La sénatrice Unger : Savez-vous si des avancées ont été réalisées à cet égard?

M. Tucker : Non, je ne suis pas au courant. On y travaille continuellement, et le laboratoire de recherche sur les abeilles à Tucson compte sur plusieurs chercheurs spécialisés dans ce domaine pour trouver des solutions, mais c'est un enjeu complexe. C'est un long processus et les acaricides utilisés par les apiculteurs constituent un petit marché, alors les grands producteurs sont plus ou moins intéressés à investir d'importantes sommes dans ces recherches. Le travail se fait dans des laboratoires gouvernementaux, et il semble que cela prend du temps.

La sénatrice Unger : Merci beaucoup.

La sénatrice Merchant : Ces pesticides ne sont pas seulement utilisés sur les cultures; les agriculteurs et les producteurs de fleurs ornementales les emploient également. Vous avez parlé de l'utilisation du produit Roundup pour éliminer les mauvaises herbes. On dirait que l'utilisation de pesticides est partout.

D'abord, que peuvent faire les gouvernements? C'est le gouvernement fédéral qui a le pouvoir d'imposer différentes restrictions concernant l'utilisation des pesticides. Par où commencer, puisque ces produits sont partout?

M. Tucker : Une des premières choses à faire est de sensibiliser la population. Les utilisateurs de pesticides, les agriculteurs, doivent absolument comprendre qu'il est préférable d'utiliser ces produits le moins possible pour contrôler les problèmes.

Les nouvelles semences traitées aux pesticides qui sont de nature systémique sont utilisées de façon préventive. Autrement dit, toutes les tiges de maïs et tous les champs de soja sont entièrement traités aux pesticides, même si aucun traitement n'est nécessaire les années où il n'y a pas d'infestation.

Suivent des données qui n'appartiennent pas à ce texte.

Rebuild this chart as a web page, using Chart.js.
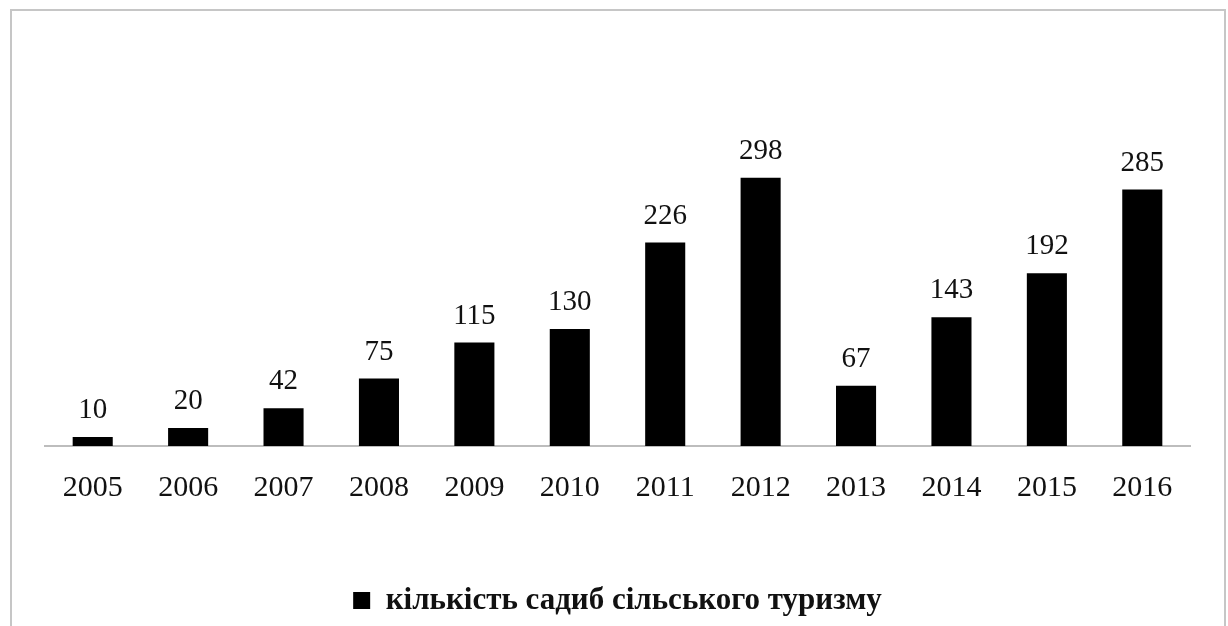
<!DOCTYPE html>
<html>
<head>
<meta charset="utf-8">
<script src="https://cdn.jsdelivr.net/npm/chart.js@4"></script>
<style>
  body { margin: 0; background: #fff; overflow: hidden; }
  .frame {
    position: absolute; left: 10px; top: 9px;
    width: 1212px; height: 640px;
    border: 2px solid #c6c6c6; border-bottom: none;
  }
  .frame canvas { display: block; }
</style>
</head>
<body>
<div class="frame"><canvas id="chart" width="1212" height="615"></canvas></div>
<script>
/* ---------- data ---------- */
const years = ["2005", "2006", "2007", "2008", "2009", "2010", "2011", "2012", "2013", "2014", "2015", "2016"];
const farmsteads = [10, 20, 42, 75, 115, 130, 226, 298, 67, 143, 192, 285];
const seriesName = "кількість садиб сільського туризму";

const serif = "'Liberation Serif', 'DejaVu Serif', serif";

/* value labels above each bar */
const barLabels = {
  id: "barLabels",
  afterDatasetsDraw(chart) {
    const ctx = chart.ctx;
    const meta = chart.getDatasetMeta(0);
    ctx.save();
    ctx.font = "29px " + serif;
    ctx.fillStyle = "#111";
    ctx.textAlign = "center";
    ctx.textBaseline = "bottom";
    meta.data.forEach((bar, i) => {
      ctx.fillText(farmsteads[i], bar.x, bar.y - 12);
    });
    ctx.restore();
  }
};

new Chart(document.getElementById("chart"), {
  type: "bar",
  data: {
    labels: years,
    datasets: [{
      label: seriesName,
      data: farmsteads,
      backgroundColor: "#000",
      categoryPercentage: 1,
      barPercentage: 0.42
    }]
  },
  options: {
    responsive: false,
    animation: false,
    layout: { padding: { top: 120, left: 33, right: 34, bottom: 0 } },
    plugins: {
      tooltip: { enabled: false },
      legend: {
        position: "bottom",
        labels: {
          color: "#111",
          font: { family: serif, size: 31, weight: "bold" },
          boxWidth: 17,
          boxHeight: 17,
          padding: 55
        }
      }
    },
    scales: {
      x: {
        grid: { display: false, drawTicks: false },
        border: { display: true, color: "#bdbdbd", width: 2 },
        ticks: {
          color: "#111",
          padding: 24,
          font: { family: serif, size: 30 }
        }
      },
      y: {
        display: false,
        min: 0,
        max: 350
      }
    }
  },
  plugins: [barLabels]
});
</script>
</body>
</html>
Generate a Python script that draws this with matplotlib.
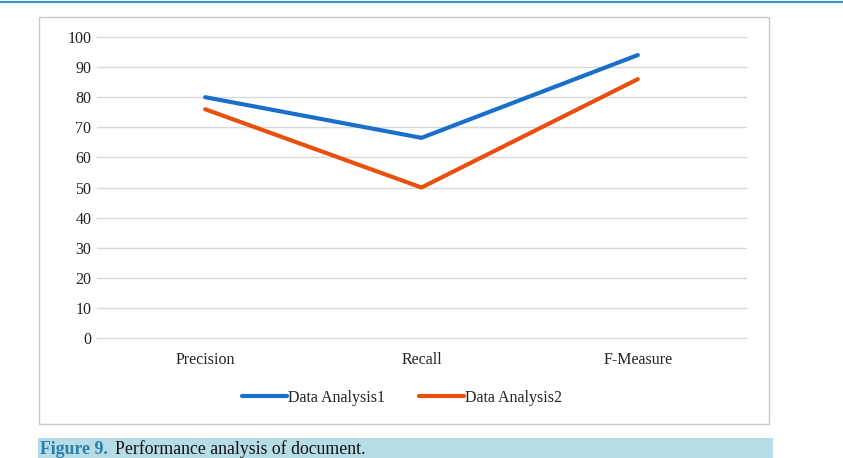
import matplotlib.pyplot as plt
from matplotlib.patches import Rectangle
from matplotlib.lines import Line2D

categories = ['Precision', 'Recall', 'F-Measure']
analysis1 = [80, 66.5, 94]
analysis2 = [76, 50, 86]
series_names = ['Data Analysis1', 'Data Analysis2']
yticks = [0, 10, 20, 30, 40, 50, 60, 70, 80, 90, 100]

W, H = 843, 458
plt.rcParams['font.family'] = ['Liberation Serif', 'DejaVu Serif']

fig = plt.figure(figsize=(W / 100, H / 100), dpi=100)

# top rule line across page
fig.add_artist(Line2D([0, 1], [1 - 2 / H, 1 - 2 / H], color='#3f93c4', lw=1.6))

# chart frame
fig.add_artist(Rectangle((39 / W, 1 - 424 / H), (769 - 39) / W, (424 - 17) / H,
                         transform=fig.transFigure, fill=False, edgecolor='#c9c9c9', lw=1.0))

# caption bar
fig.add_artist(Rectangle((38 / W, 0), (773 - 38) / W, (H - 438) / H,
                         transform=fig.transFigure, facecolor='#b6dce8', edgecolor='none'))
fig.text(40 / W, 1 - 449 / H, 'Figure 9.', fontsize=12.8, fontweight='bold',
         color='#2b7ea7', va='center', ha='left')
fig.text(115 / W, 1 - 449 / H, 'Performance analysis of document.', fontsize=12.8,
         color='#111111', va='center', ha='left')

# plot area
left, right = 97, 746
top, bottom = 37, 338
ax = fig.add_axes([left / W, 1 - bottom / H, (right - left) / W, (bottom - top) / H])
x = range(len(categories))
ax.plot(x, analysis1, color='#1a6fc8', lw=3, solid_capstyle='round', label=series_names[0])
ax.plot(x, analysis2, color='#e8500f', lw=3, solid_capstyle='round', label=series_names[1])
ax.set_xlim(-0.5, len(categories) - 0.5)
ax.set_ylim(0, 100)
ax.set_yticks(yticks)
ax.set_xticks(list(x))
ax.set_xticklabels(categories)
ax.yaxis.grid(True, color='#d9d9d9', lw=1)
for gl in ax.yaxis.get_gridlines():
    gl.set_clip_on(False)
ax.set_axisbelow(True)
for s in ax.spines.values():
    s.set_visible(False)
ax.tick_params(axis='both', length=0, labelsize=11.5, colors='#222222')
ax.tick_params(axis='y', pad=4)
ax.tick_params(axis='x', pad=10)

ax.legend(loc='upper center', bbox_to_anchor=(0.47, -0.125), ncol=2, frameon=False,
          fontsize=11.5, handlelength=2.8, handletextpad=0.1, columnspacing=2.1,
          labelcolor='#222222')

fig.savefig('out.png', dpi=100)
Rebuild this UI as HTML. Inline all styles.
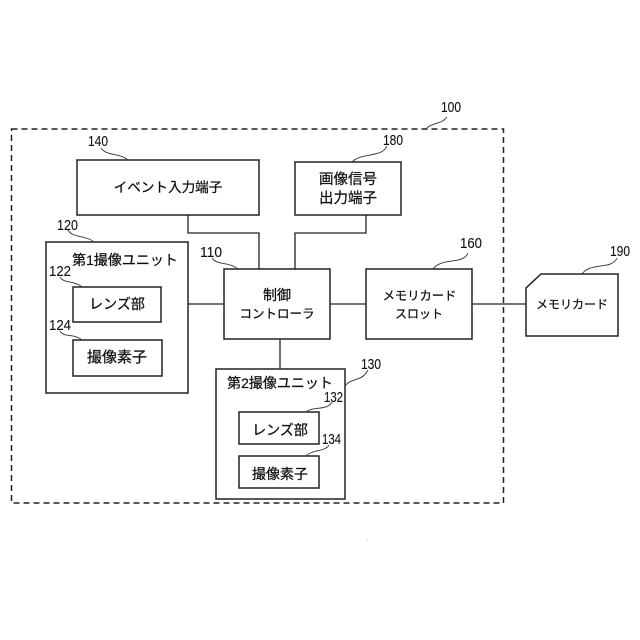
<!DOCTYPE html>
<html><head><meta charset="utf-8"><style>
html,body{margin:0;padding:0;background:#fff;width:640px;height:640px;overflow:hidden}
svg{display:block}
text{font-family:"Liberation Sans","Noto Sans CJK JP",sans-serif;fill:#111}
.l{font-size:14px;text-anchor:middle;stroke:#111;stroke-width:.25}
.n{font-size:15px;text-anchor:start;stroke:#111;stroke-width:.1}
.b{fill:#fff;stroke:#222;stroke-width:1.5}
.w{fill:none;stroke:#222;stroke-width:1.3}
.c{fill:none;stroke:#333;stroke-width:.9}
</style></head><body>
<svg width="640" height="640" viewBox="0 0 640 640" xmlns="http://www.w3.org/2000/svg">
<rect x="11.500" y="129" width="492" height="374" fill="none" stroke="#222" stroke-width="1.500" stroke-dasharray="6 4"/>
<path class="w" d="M188 215V233H259V269M295 269V233H366V215M188 304H224M330 304H366M472 304H526M280 339V369"/>
<rect class="b" x="77" y="160" width="182" height="55"/>
<rect class="b" x="295" y="162" width="106" height="53"/>
<rect class="b" x="46" y="242" width="142" height="151"/>
<rect class="b" x="224" y="269" width="106" height="70"/>
<rect class="b" x="366" y="269" width="106" height="70"/>
<path class="b" d="M541 274H618V336H526V288Z"/>
<rect class="b" x="216" y="369" width="129" height="130"/>
<rect class="b" x="73" y="287" width="88" height="35"/>
<rect class="b" x="73" y="340" width="89" height="36"/>
<rect class="b" x="239" y="412" width="80" height="32"/>
<rect class="b" x="239" y="456" width="80" height="32"/>
<text class="l" x="168" y="192" style="font-size:13.6px">イベント入力端子</text>
<text class="l" x="348" y="184" style="font-size:14.5px">画像信号</text>
<text class="l" x="348" y="203" style="font-size:14.5px">出力端子</text>
<text class="l" x="125" y="265">第1撮像ユニット</text>
<text class="l" x="117" y="309">レンズ部</text>
<text class="l" x="117" y="362" style="font-size:15px">撮像素子</text>
<text class="l" x="277" y="300">制御</text>
<text class="l" x="277" y="318" style="font-size:12.500px">コントローラ</text>
<text class="l" x="419.500" y="300" style="font-size:12.300px">メモリカード</text>
<text class="l" x="419" y="318" style="font-size:12px">スロット</text>
<text class="l" x="572" y="308.500" style="font-size:12px">メモリカード</text>
<text class="l" x="280" y="388">第2撮像ユニット</text>
<text class="l" x="280" y="435">レンズ部</text>
<text class="l" x="280" y="479">撮像素子</text>
<text class="n" x="441" y="112" textLength="20" lengthAdjust="spacingAndGlyphs">100</text>
<text class="n" x="88" y="146" textLength="20" lengthAdjust="spacingAndGlyphs">140</text>
<text class="n" x="383" y="145" textLength="20" lengthAdjust="spacingAndGlyphs">180</text>
<text class="n" x="57" y="230" textLength="21" lengthAdjust="spacingAndGlyphs">120</text>
<text class="n" x="49" y="276" textLength="22" lengthAdjust="spacingAndGlyphs">122</text>
<text class="n" x="49" y="330" textLength="22" lengthAdjust="spacingAndGlyphs">124</text>
<text class="n" x="200" y="257" textLength="22" lengthAdjust="spacingAndGlyphs">110</text>
<text class="n" x="460" y="248" textLength="22" lengthAdjust="spacingAndGlyphs">160</text>
<text class="n" x="610" y="256" textLength="20" lengthAdjust="spacingAndGlyphs">190</text>
<text class="n" x="361" y="369" textLength="20" lengthAdjust="spacingAndGlyphs">130</text>
<text class="n" x="324" y="402" textLength="19" lengthAdjust="spacingAndGlyphs">132</text>
<text class="n" x="322" y="444" textLength="19" lengthAdjust="spacingAndGlyphs">134</text>
<path class="c" d="M426 129C432 122 441 125 447 117"/>
<path class="c" d="M101 148C106 156 120 153 128 160"/>
<path class="c" d="M387 146C382 158 362 152 352 162"/>
<path class="c" d="M68 230C72 238 86 235 94 242"/>
<path class="c" d="M60 277C64 284 74 280 82 287"/>
<path class="c" d="M60 331C64 338 74 333 82 340"/>
<path class="c" d="M212 258C216 265 230 262 238 269"/>
<path class="c" d="M468 253C463 265 442 257 433 269"/>
<path class="c" d="M617 258C612 270 590 262 582 274"/>
<path class="c" d="M368 370C362 382 352 377 345 386"/>
<path class="c" d="M332 402C327 411 313 406 306 412"/>
<path class="c" d="M329 445C325 452 313 449 306 456"/>
<circle cx="367" cy="540" r=".5" fill="#888"/>
</svg>
</body></html>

L'American Beekeeping Federation n'a pas réclamé l'interdiction de ces pesticides, parce qu'elle reconnaît l'importance de protéger les cultures. Avant d'être apiculteur, j'ai travaillé dans le secteur de la lutte antiparasitaire pendant une douzaine d'années, dont huit à mon propre compte. Nous savons qu'il est impossible de s'en passer complètement, mais nous devons les utiliser judicieusement. Nous devons sensibiliser les utilisateurs et leur enseigner comment les employer efficacement et avec parcimonie, plutôt que de traiter toutes les pousses qui sortent de la pépinière avec des pesticides qui offriront une protection pendant un an ou deux. C'est exagéré, selon nous. Nous devons revenir à des applications plus saines et pratiques pour réduire les effets sur toutes les espèces présentes dans l'environnement, car ces pesticides sont libérés par le pollen et le nectar, et c'est une grande partie du problème à notre avis.

La sénatrice Merchant : Deuxièmement, vous avez parlé de certaines des études qui ont été menées. La semaine dernière, nous avons reçu une sous-ministre adjointe de la province de la Saskatchewan, et elle a fait mention d'une étude menée par des chercheurs à Saskatoon et à l'Université de la Saskatchewan. Elle a rejeté leurs conclusions. Ils ont constaté que les terres humides de l'Ouest canadien étaient contaminées par des néonicotinoïdes, et le déclin de la population d'insectes qui en est résulté n'annonçait rien de bon pour les oiseaux qui s'en nourrissent. Ils ont même constaté que les néonicotinoïdes ont des effets négatifs sur les vers de terre. Toutes les espèces, tous les animaux semblent éprouver des difficultés en raison de l'utilisation généralisée des néonicotinoïdes. Elle a rejeté les résultats de l'étude, parce qu'elle disait qu'elle aurait dû s'échelonner sur quatre ans, mais les conclusions ont été publiées après une année ou deux seulement.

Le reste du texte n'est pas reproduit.